**** MATERIAL ****
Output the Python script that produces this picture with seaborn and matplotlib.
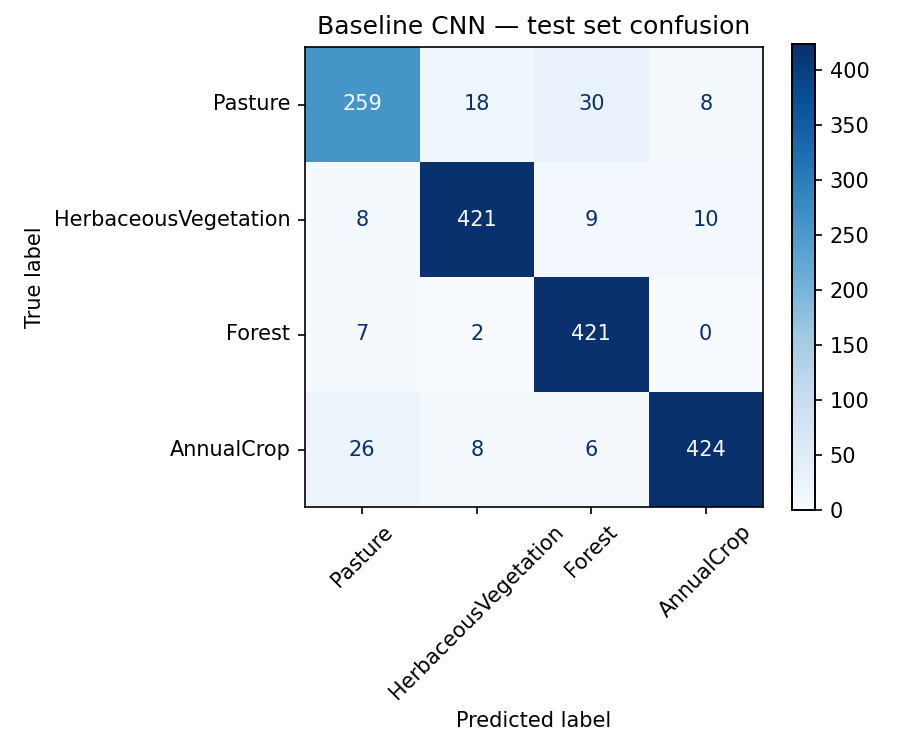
import numpy as np
import matplotlib
matplotlib.use('Agg')
import matplotlib.pyplot as plt
import seaborn as sns

# class labels and confusion counts (rows = true, cols = predicted)
classes = ['Pasture', 'HerbaceousVegetation', 'Forest', 'AnnualCrop']
row_pasture = [259, 18, 30, 8]
row_herb = [8, 421, 9, 10]
row_forest = [7, 2, 421, 0]
row_annual = [26, 8, 6, 424]

cm = np.array([row_pasture, row_herb, row_forest, row_annual])

sns.set_style('white')
plt.rcParams['font.family'] = ['DejaVu Sans']
plt.rcParams['text.color'] = 'black'
plt.rcParams['axes.labelcolor'] = 'black'
plt.rcParams['xtick.color'] = 'black'
plt.rcParams['ytick.color'] = 'black'
plt.rcParams['axes.edgecolor'] = 'black'

fig = plt.figure(figsize=(6, 5), dpi=150)
ax = fig.add_axes([305 / 900, (750 - 507) / 750, 458 / 900, 460 / 750])
cax = fig.add_axes([792 / 900, (750 - 510) / 750, 23 / 900, 466 / 750])

cmap = plt.get_cmap('Blues')
thresh = (cm.max() + cm.min()) / 2.0
sns.heatmap(cm, ax=ax, cbar_ax=cax, cmap=cmap, vmin=cm.min(), vmax=cm.max(),
            annot=False, square=False, linewidths=0)

# annotations like sklearn's ConfusionMatrixDisplay
for i in range(cm.shape[0]):
    for j in range(cm.shape[1]):
        color = cmap(0.0) if cm[i, j] >= thresh else cmap(1.0)
        ax.text(j + 0.5, i + 0.5, str(cm[i, j]), ha='center', va='center',
                color=color, fontsize=10)

ax.set_xticks(np.arange(len(classes)) + 0.5)
ax.set_yticks(np.arange(len(classes)) + 0.5)
ax.set_xticklabels(classes, rotation=45, ha='center', rotation_mode='default')
ax.set_yticklabels(classes, rotation=0)
ax.tick_params(axis='both', which='both', length=3.5, width=0.8, bottom=True, left=True,
               labelsize=10, color='black', labelcolor='black')
for spine in ax.spines.values():
    spine.set_visible(True)
    spine.set_color('black')
    spine.set_linewidth(0.8)

ax.set_xlabel('Predicted label', fontsize=10, color='black')
ax.set_ylabel('True label', fontsize=10, color='black')
ax.set_title('Baseline CNN \u2014 test set confusion', fontsize=12, color='black')

cax.set_yticks(np.arange(0, 401, 50))
cax.tick_params(labelsize=10, length=3.5, width=0.8, right=True, color='black',
                labelcolor='black')
for spine in cax.spines.values():
    spine.set_visible(True)
    spine.set_color('black')
    spine.set_linewidth(0.8)

fig.savefig('out.png', dpi=150)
****
→ **WHAT YOU SHOULD DO**
Repeat exactly and only the lines from the start of the data above through the line that holds "import seaborn as sns", inclusive. Pictures do not belong in the copy.

→ **OUTPUT FOR THIS TASK**
Output the Python script that produces this picture with seaborn and matplotlib.
import numpy as np
import matplotlib
matplotlib.use('Agg')
import matplotlib.pyplot as plt
import seaborn as sns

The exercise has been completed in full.